Comment by karel-3d

4 days ago

From my cursory reading, it doesn't seem related to Bitcoin at all, but it might affect some more complex Ethereum protocols. Doesn't seem related to Ethereum itself, but it seems related to some zero-knowledge proofs.

edit: it seems to be related to something called "GKR protocol" that some cryptocurrencies use (?) - can use (?) - for somehow proving ... something? mining?.. using zero-knowledge proofs.... like here - https://www.polyhedra.network/expander (as usual in cryptocurrency, hard to tell what is actually being done/sold)

what I take from this, as a laic, is that... experimental ZK-proofs are indeed experimental.

Schnorr signatures, which Bitcoin uses, are based on the Fiat-Shamir transform, but I don't know enough about this attack to be able to tell whether there's any problem with that particular instance of it.

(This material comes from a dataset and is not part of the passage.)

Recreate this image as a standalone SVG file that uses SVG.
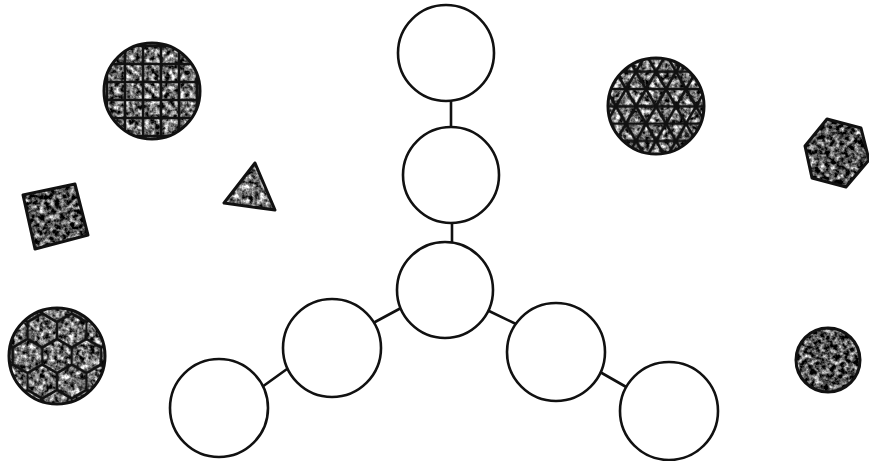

So the way Ethereum comes in is that the community at large is moving user activity to "L2s" - separate blockchains (sidechains) usually rolled up in and therefore secured by Ethereum Mainnet. Some of the newer L2s where apparently using this. So it affects Ethereum to the extent that its users could be bridging witg unsane protocols and implementations.

There are usually "bridge contracts" deployed on Mainnet to allow briding assets/tokens between them. This (besides obv exchanges) is where most of the ridiculous hacks and online theft of past few years have happened. The Axie/Ronin hack was a huge facepalm and should have been a lesson to be more wary of handwavy security claims of these more experimental networks.